I love fish and I usually buy ready grilled fish from the fish store. I’ve prepared fried fish at home several times, in my opinion, it’s too oily and the whole place smells like fish for 2 days including me! So, baked fish is definitely a great way to eat a healthy fish and your home won’t smell like fish. This was my experimental dish. We don’t have fresh sea fish here, only frozen one. So I bought 1 kg of frozen cleaned hake fish, I like it because it’s tasty, soft, white inside and there is only one large bone which is easily removed. Here I added potatoes and golden frozen mix (carrots, green peas and corn) in the same pan.

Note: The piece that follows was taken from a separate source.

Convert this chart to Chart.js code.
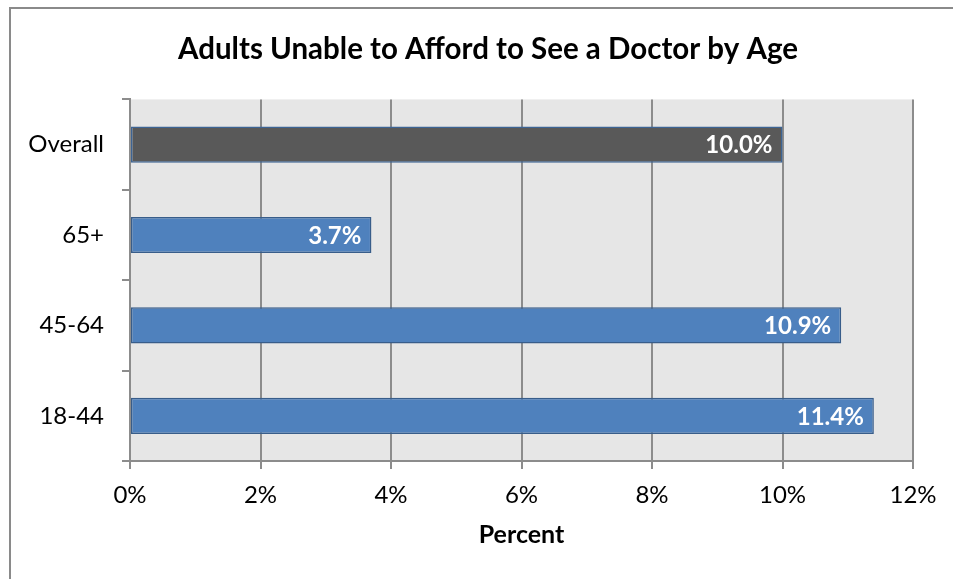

- 1 kg fish (I used frozen hake, 6 pieces)
- 4-5 larger potatoes
- golden frozen mix (carrots, green peas and corn)
- olive oil
- olive oil about 100 ml
- 5-6 cloves chopped garlic
- 1 lemon juice
- black pepper
- chopped bay leaf
- First, leave frozen fish for 1-2 hours to defrost. The fish shouldn’t be fully defrosted because it will start to fall apart. If you’re using a fresh fish, then, no problem. (Don’t forget to clean the fresh fish first).
- Prepare marinade and add it all over the fish. When fish is a little defrosted, make 3-4 cuts on each side and again rub in the marinade. I only kept fish marinaded for 30 minutes. If you’re using a fresh fish, then add marinade in the inside too.
- Peal and chop potatoes.
- Then, get a larger pan and align it with baking paper.
- Put fish on the baking paper and add potatoes and golden mix in between. Pour the remained marinade all over the fish and on the potatoes. Add more olive oil on the potatoes and add salt. I also sprinkled chopped spring onions. Cover the pan with aluminium foil and put to bake at 220 C degrees.
- Remove the pan in 30 minutes, carefully uncover (be careful not to burn yourself from the hot air), mix the potatoes and flip the fish. Again cover with the foil and put to bake 30 more minutes.
- So, after 1 hour overall baking, uncover the pan and leave to bake uncovered until fish and potatoes start to get color.
- Serve with fresh salad and red Macedonian wine.